La terre originelle – Léon Degrelle
On est l’homme d’un peuple, d’un sol, d’un passé.
On peut ne pas le savoir. On peut essayer de l’oublier.
Mais les événements se chargent vite de nous ramener aux sources de vie.
Ils nous ramènent d’abord aux hommes de notre sang : honteuse ou lumineuse, la famille noue autour de nous ses liens, de plus en plus serrés et fermes avec le temps.
Parfois ils étouffent. Jamais on ne s’en débarrasse.

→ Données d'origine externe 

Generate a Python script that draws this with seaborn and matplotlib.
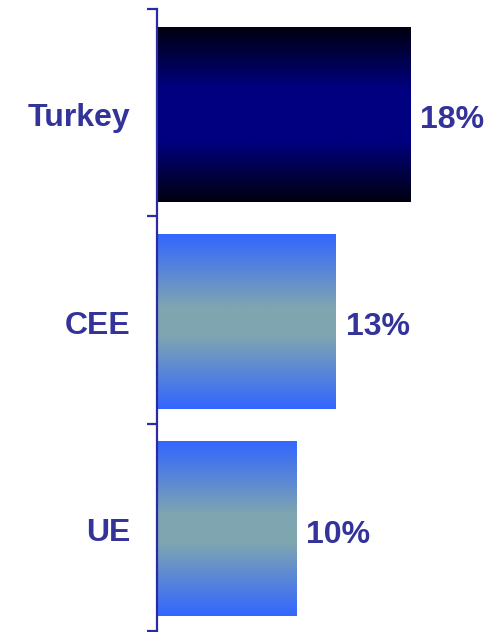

Que le sang soit en jeu, on bondit. Le sang d’avance a raison. On fait corps avec lui, comme si nos veines ne constituaient qu’un organisme et que la famille n’avait qu’un seul cœur, un cœur qui projette le même sang dans chacun d’entre nous et le rappelle de toutes parts au foyer vital.
Il en est de même du pays.
On n’y échappe pas.
La vue d’une estampe jaunie de nos cathédrales, le souvenir de l’odeur des dunes, de la couleur grise de nos coteaux, de la courbe de nos fleuves fait monter à notre gorge un amour qui nous étouffe tant il est ému en grondant.
Le passé du pays s’inscrit jusqu’au fond de notre conscience et de notre sensibilité.
Tout, chez nous, est survivance, renaissance même à notre insu.
Le passé d’un pays renaît dans chaque génération comme le printemps revient, toujours dans des germinations nouvelles.
Nous avons beau être légers, courir le monde, égarer notre esprit : le sol natal envoie dans nos cœur un fluide que nous ne créons pas et qui nous domine.
Et il suffit de la voix d’un poste émetteur captée au pays lointain, apportée par des ondes imprécises, pour que souvenirs, liens et lois se dégagent à nouveau, véritable filigranes inscrits indestructiblement dans la trame de nos jours tourmentés.